Question: How do I solve these ODEs?

So I've solved this system of ODEs already in a certain gauge where h[r](r) was set to zero, and my answer was consistent with a previously calculated solution, but now I'm trying to do it with a non-zero h[r](r).

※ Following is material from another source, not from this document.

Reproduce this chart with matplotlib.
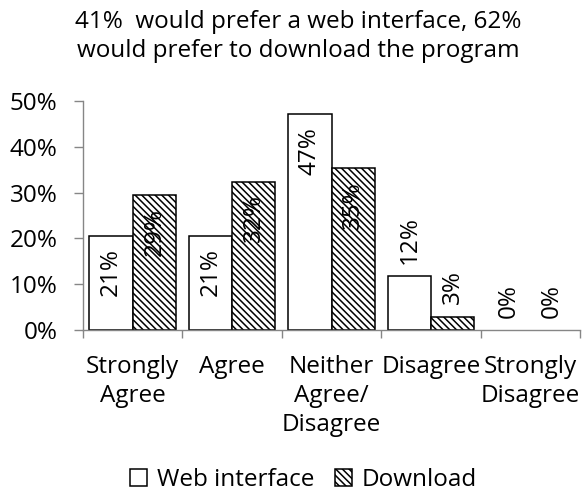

The previous result Maple easily solved with dsolve, but puting that in this time, I get:

ode := [-1/2*(4*h[v](r)*r+4*h[r](r)*r-2*diff(h[v](r),`$`(r,2))*r^3-2*h[2](r)*6-2*h[r](r)*6*r+diff(h[2](r),r)*6*r+4*h[2](r)-2*diff(h[2](r),r)*r)/r^3=0,

-1/2*(2*(1-2*M/r)*diff(h[v](r),`$`(r,2))*r^2+4*h[v](r)-4*h[v](r)*(1-2*M/r)-2*h[v](r)*6)/r^2=0,

(-(1-2*M/r)*diff(h[2](r),`$`(r,2))*r^2+3*diff(h[2](r),r)*(1-2*M/r)*r-diff(h[2](r),r)*r+2*(1-2*M/r)*diff(h[r](r),r)*r^2+2*diff(h[v](r),r)*r^2+2*h[2](r)-4*h[2](r)*(1-2*M/r)-2*h[r](r)*(1-2*M/r)*r+2*h[r](r)*r)/r^2=0];

Which gives an aswer of:

{h[2](r) = h[2](r), h[v](r) = -1/2*(-2*h[r](r)*r+diff(h[2](r),r)*r-2*h[2](r))*(-r+2*M)/r^2}

This is clearly not something I can really work with.

My knowledge of Maple is limited, anyone able to give me a hint in the right direction?

Thanks.